begin Data supplied

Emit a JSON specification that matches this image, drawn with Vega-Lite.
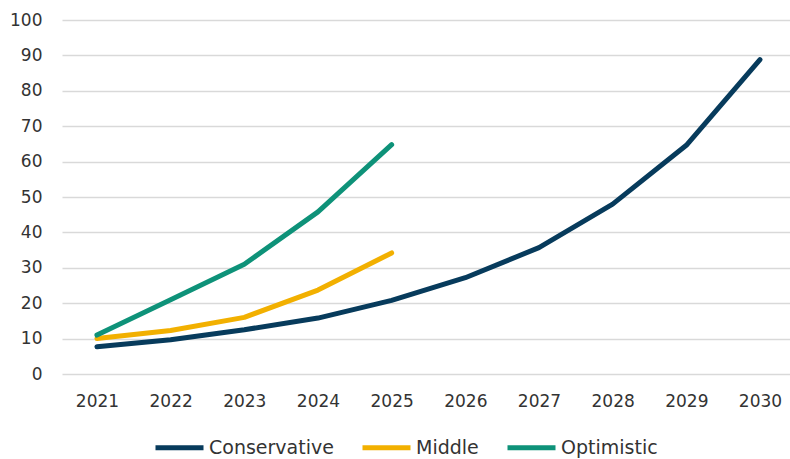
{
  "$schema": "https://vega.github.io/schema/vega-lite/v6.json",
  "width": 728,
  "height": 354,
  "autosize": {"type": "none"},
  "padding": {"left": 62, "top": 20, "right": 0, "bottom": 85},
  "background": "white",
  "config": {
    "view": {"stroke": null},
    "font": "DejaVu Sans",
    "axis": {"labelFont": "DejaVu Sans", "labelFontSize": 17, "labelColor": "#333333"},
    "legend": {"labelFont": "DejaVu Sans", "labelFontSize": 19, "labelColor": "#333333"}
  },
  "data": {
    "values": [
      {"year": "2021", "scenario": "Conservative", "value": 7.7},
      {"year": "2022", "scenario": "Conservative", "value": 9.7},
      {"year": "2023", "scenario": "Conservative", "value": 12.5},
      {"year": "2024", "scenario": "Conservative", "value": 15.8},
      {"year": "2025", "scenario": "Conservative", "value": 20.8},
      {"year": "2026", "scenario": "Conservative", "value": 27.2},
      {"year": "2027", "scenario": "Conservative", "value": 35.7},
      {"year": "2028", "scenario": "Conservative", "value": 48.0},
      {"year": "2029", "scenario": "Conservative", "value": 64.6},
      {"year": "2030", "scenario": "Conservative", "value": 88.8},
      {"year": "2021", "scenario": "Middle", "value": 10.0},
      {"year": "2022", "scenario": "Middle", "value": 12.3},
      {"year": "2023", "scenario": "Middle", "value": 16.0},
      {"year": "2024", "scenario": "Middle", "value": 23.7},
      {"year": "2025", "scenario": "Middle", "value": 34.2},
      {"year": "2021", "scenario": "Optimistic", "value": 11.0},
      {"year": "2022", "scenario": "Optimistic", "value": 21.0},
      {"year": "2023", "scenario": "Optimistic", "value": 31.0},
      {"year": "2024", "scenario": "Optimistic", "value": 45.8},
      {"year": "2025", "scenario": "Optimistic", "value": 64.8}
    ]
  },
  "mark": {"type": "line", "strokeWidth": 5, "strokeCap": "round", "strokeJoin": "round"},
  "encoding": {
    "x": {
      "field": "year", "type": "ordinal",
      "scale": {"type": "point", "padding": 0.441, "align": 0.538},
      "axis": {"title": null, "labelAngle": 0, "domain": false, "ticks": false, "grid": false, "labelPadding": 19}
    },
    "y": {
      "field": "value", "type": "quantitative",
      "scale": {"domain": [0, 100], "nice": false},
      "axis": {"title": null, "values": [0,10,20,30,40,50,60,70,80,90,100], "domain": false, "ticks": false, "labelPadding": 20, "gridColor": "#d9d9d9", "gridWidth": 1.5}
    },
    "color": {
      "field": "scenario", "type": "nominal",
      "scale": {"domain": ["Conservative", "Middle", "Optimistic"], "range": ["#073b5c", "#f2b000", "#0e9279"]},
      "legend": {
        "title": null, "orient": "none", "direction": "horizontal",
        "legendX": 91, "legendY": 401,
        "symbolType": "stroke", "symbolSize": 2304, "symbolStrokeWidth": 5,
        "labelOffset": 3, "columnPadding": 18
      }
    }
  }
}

end Data supplied
begin Data supplied

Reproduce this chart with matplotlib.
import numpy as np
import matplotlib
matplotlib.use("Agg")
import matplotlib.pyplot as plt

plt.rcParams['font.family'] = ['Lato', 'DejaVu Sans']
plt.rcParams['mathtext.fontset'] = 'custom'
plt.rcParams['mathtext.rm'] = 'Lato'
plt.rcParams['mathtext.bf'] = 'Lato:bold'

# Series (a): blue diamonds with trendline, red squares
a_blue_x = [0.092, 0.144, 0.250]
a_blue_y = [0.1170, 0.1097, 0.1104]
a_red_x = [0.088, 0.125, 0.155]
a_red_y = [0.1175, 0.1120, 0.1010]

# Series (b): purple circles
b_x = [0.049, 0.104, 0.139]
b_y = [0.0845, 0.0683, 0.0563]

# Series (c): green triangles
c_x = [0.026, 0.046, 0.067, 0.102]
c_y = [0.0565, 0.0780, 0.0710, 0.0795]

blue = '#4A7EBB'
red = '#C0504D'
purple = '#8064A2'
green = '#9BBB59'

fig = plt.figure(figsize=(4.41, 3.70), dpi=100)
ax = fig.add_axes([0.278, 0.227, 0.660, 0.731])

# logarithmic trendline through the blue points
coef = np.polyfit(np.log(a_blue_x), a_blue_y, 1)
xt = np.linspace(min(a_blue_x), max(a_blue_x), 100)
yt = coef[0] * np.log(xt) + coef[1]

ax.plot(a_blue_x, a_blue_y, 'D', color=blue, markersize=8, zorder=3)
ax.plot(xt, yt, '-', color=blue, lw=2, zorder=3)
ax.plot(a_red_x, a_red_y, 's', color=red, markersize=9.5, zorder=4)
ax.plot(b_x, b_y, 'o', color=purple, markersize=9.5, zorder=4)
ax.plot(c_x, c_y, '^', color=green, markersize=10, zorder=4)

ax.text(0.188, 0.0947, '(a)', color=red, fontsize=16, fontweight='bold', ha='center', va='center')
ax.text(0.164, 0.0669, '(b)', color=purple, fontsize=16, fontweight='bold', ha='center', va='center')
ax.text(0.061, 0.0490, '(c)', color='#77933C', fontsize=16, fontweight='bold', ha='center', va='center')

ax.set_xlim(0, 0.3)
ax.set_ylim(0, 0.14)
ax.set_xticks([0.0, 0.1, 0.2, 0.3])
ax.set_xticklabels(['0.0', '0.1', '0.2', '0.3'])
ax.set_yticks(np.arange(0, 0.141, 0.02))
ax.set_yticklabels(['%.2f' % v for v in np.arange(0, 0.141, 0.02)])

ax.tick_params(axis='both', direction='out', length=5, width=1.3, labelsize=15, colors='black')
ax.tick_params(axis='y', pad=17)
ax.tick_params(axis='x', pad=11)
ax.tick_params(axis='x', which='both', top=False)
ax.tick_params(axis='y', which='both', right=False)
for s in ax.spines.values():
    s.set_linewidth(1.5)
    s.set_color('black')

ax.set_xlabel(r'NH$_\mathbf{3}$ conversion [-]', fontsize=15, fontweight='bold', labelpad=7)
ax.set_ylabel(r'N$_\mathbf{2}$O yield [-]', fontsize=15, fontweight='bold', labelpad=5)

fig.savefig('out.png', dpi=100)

end Data supplied

The problem
Your task is to repeat exactly the lines from the one that contains "Reproduce this chart with matplotlib." through the one that contains "b_y = [0.0845, 0.0683, 0.0563]", with both end lines included.

Output
Reproduce this chart with matplotlib.
import numpy as np
import matplotlib
matplotlib.use("Agg")
import matplotlib.pyplot as plt

plt.rcParams['font.family'] = ['Lato', 'DejaVu Sans']
plt.rcParams['mathtext.fontset'] = 'custom'
plt.rcParams['mathtext.rm'] = 'Lato'
plt.rcParams['mathtext.bf'] = 'Lato:bold'

# Series (a): blue diamonds with trendline, red squares
a_blue_x = [0.092, 0.144, 0.250]
a_blue_y = [0.1170, 0.1097, 0.1104]
a_red_x = [0.088, 0.125, 0.155]
a_red_y = [0.1175, 0.1120, 0.1010]

# Series (b): purple circles
b_x = [0.049, 0.104, 0.139]
b_y = [0.0845, 0.0683, 0.0563]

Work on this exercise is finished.